Awards season can now be considered officially to have begun with the announcement of the Golden Globes nominations list, the Globes being now evidently respectable once again, having addressed the various issues around diversity and kickbacks – although these scandals never stopped the Globes’ actual lists being really all that different from those of the other uncontaminated awards bodies. Devotees of the prizegiving world will incidentally savour the nomination here for best standup comedian on television going to Chris Rock’s Selective Outrage tour, this show being Rock’s extended thoughts on the experience of being slapped (and sworn at) by Will Smith while presenting the Oscars in 2022.

With nine nominations, Barbie rises above this year’s Golden Globes event like the giant Kubrickian, 2001-style Barbie doll in the opening scene of that massive and massively successful fantasy comedy. If the Golden Globes ever had any overwhelmingly important raison d’etre it was to reward the lighter side of things in its separate category for musical or comedy – these being traditionally overlooked by the Oscars – and Barbie is above all things a comedy. It enjoyed resounding, repeat business box-office success with audiences who absolutely loved it and Greta Gerwig (a nominee in the best director category) now graduates from indie fave to A-list industry player. I myself was agnostic about whether Barbie quite managed to transcend corporate branding, but there’s no doubting the brio and style and musical exhilaration of the film.

Below Barbie is the film which was its unlikely double-act feature, Christopher Nolan’s colossal biopic Oppenheimer – including a best male actor nod for Cillian Murphy who gave a notably haunted portrayal of J Robert Oppenheimer and his agonised feelings about carrying on with the plans to bomb Japan after it became clear that neither Nazi Germany nor any Axis power had any credible nuclear capability. Nolan’s serious and artistically accomplished film deserves its showing here, although it may do less well than the sunnier, happier Barbie on the night.

Emma Stone, left, and Mark Ruffalo in Poor Things.
Emma Stone, left, and Mark Ruffalo in Poor Things. Photograph: Atsushi Nishijima/PR

Beneath the mighty #Barbenheimer duo are Yorgos Lanthimos’s Poor Things and Martin Scorsese’s Killers of the Flower Moon, both really outstanding films. Emma Stone’s performance as the Frankensteinian lost woman brought back from the dead by Willem Dafoe’s scientist in Poor Things might actually give Margot Robbie a run for her money in the best female actor (musical or comedy) category; both performances in fact are fascinatingly crafted, stylised and mannered.
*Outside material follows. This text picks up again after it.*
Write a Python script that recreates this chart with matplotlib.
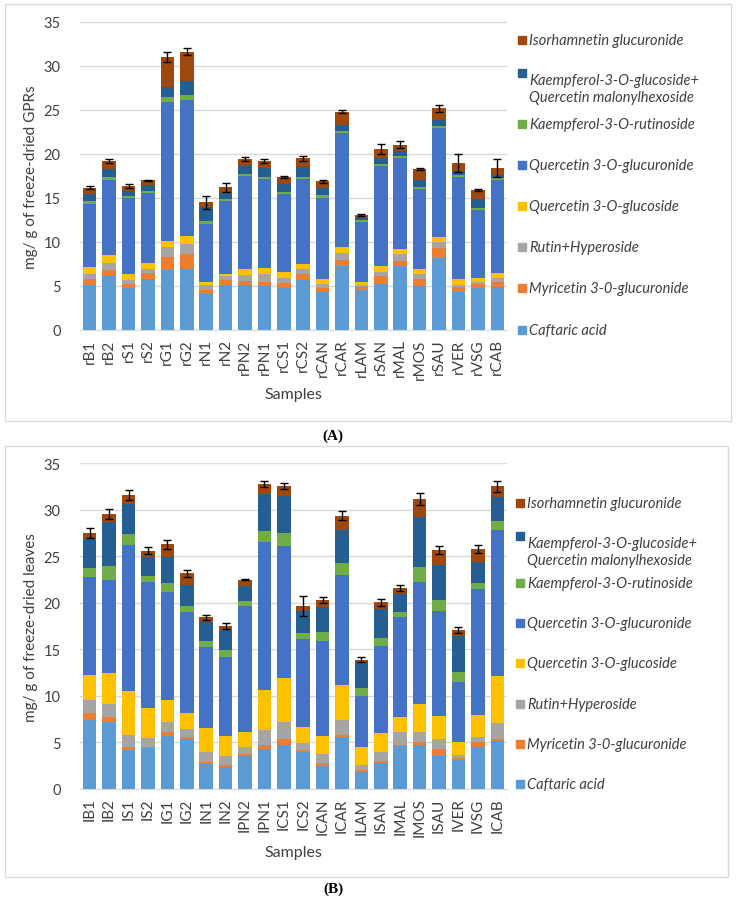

Killers of the Flower Moon contains three fascinatingly knotty, complex and uningratiating performances from Lily Gladstone, Leonardo DiCaprio and Robert De Niro as the Native American woman and the two men who are on a mission to defraud her and her people of their oil rights.

Elsewhere, Celine Song’s heartwrenching romance Past Lives and Jonathan Glazer’s searing Holocaust drama The Zone of Interest are rewarded, as are Bradley Cooper’s fine study of Leonard Bernstein in Maestro and Todd Haynes’s psychodrama May December with its tremendous face-off between Natalie Portman and Julianne Moore (although there is a touch of category shenanigans in putting Portman into the lead actress list and Moore in the supporting list). Certainly it is a strong list, though I admit I am a partisan for Ridley Scott’s deeply enjoyable Napoleon, at which noses were turned up and is here unrewarded. But there are some very worthwhile films here.